Even so, racial politics engulf Soweto. Senne does what he must do. When the young radicals who call themselves "comrades" order him to shut down in support of a boycott or a strike, he obeys. He does not reopen until they tell him to. He does not, however, encourage young people to drink at Peggy's Place. He prefers mature customers, who don't talk politics.

He often wonders why the comrades are so bitter and so willing to suffer for their cause. He believes that a black man is far better off in South Africa now than when he was their age.

'SKY'S THE LIMIT'

"Our new generation sees no improvement," he says. "But if you ask me, things are much better - and they'll continue to get better. Before, you couldn't even buy the car you wanted. You couldn't form a company or apply for a loan. Now, the sky's the limit. I can go down to the white bank and take out a loan. They don't care what color I am, long as my credit's good. "

Senne offers himself up as proof that a black man can prosper despite apartheid. As a boy, he worked in his parents' shebeen. His mother was a maid. His father couldn't buy a car.

"My father rode a bicycle. I have seven cars," he says. He claims to be the first black man in South Africa to drive an American car - a Chevy Bel-Air in the 1950s. Now his main car is a silver 1988 Mercedes-Benz.

Senne wears his success. On this particular evening he wears a yellow cardigan over a golf shirt, mustard slacks, tassled loafers, tinted shades and gold - gold necklaces, gold bracelets, gold rings and a gold wristwatch.

There are three main avenues to wealth in the townships. One is elected office in the township council, where graft and bribes enrich a black man willing to serve within apartheid's edifice. Another is construction - for the thousands of blacks who can afford expensive additions to their little township homes.

A third avenue is booze, either a liquor store or a shebeen. A township is a place of joy and despair, and thus liquor is always required. Senne prides

himself on his ability to recognize the distinctive drinking habits of blacks, and to profit from them.

"A black man doesn't drink like a white man," he says. "A white man can drink at home. A black man, he has to drink in a place where there's people and talking and noise. And a black man wants to be able to drink early in the day if he wants to, and all night if he wants to do that. "
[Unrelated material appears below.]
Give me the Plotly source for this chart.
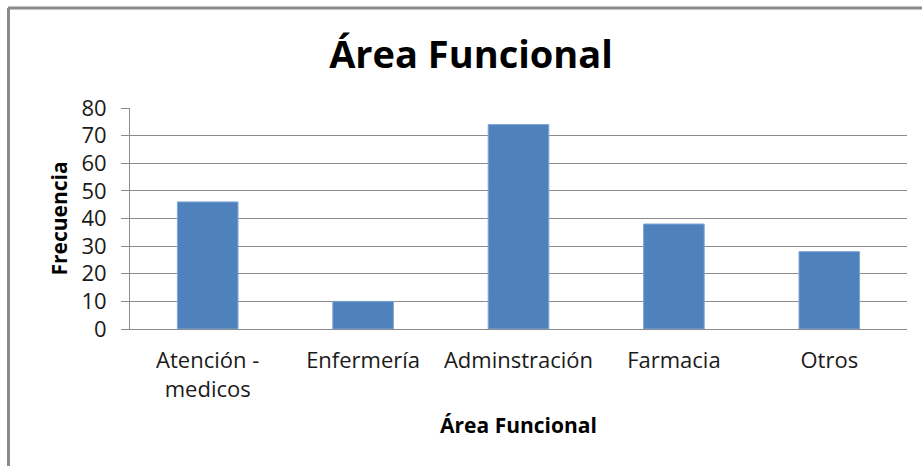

For those reasons, Peggy's Place opens early and closes late. "We're like a police station - we never close," he says. He and his wife take separate vacations so that Peggy's Place can always be open.

Resting on a sofa, Senne smokes his cigarette and totals up his blessings. He has a loving wife, Dorothy, better known as Cookie. He has four children - one a lawyer, he says proudly - and seven grandchildren. When he dies, he says, he will die a satisfied and comfortable man.

In the kitchen, Cookie is preparing dinner, humming softly. Inside Peggy's Place, some customers have already ordered drinks. The sound of their laughter is soothing.

Life is sweet, says Peggy Senne, looking out his living-room window at men unloading cases of beer from a truck guarded by a man with a shotgun. The beer bottles reach the floor of his garage with a satisfying clink, like the sound of money in the bank.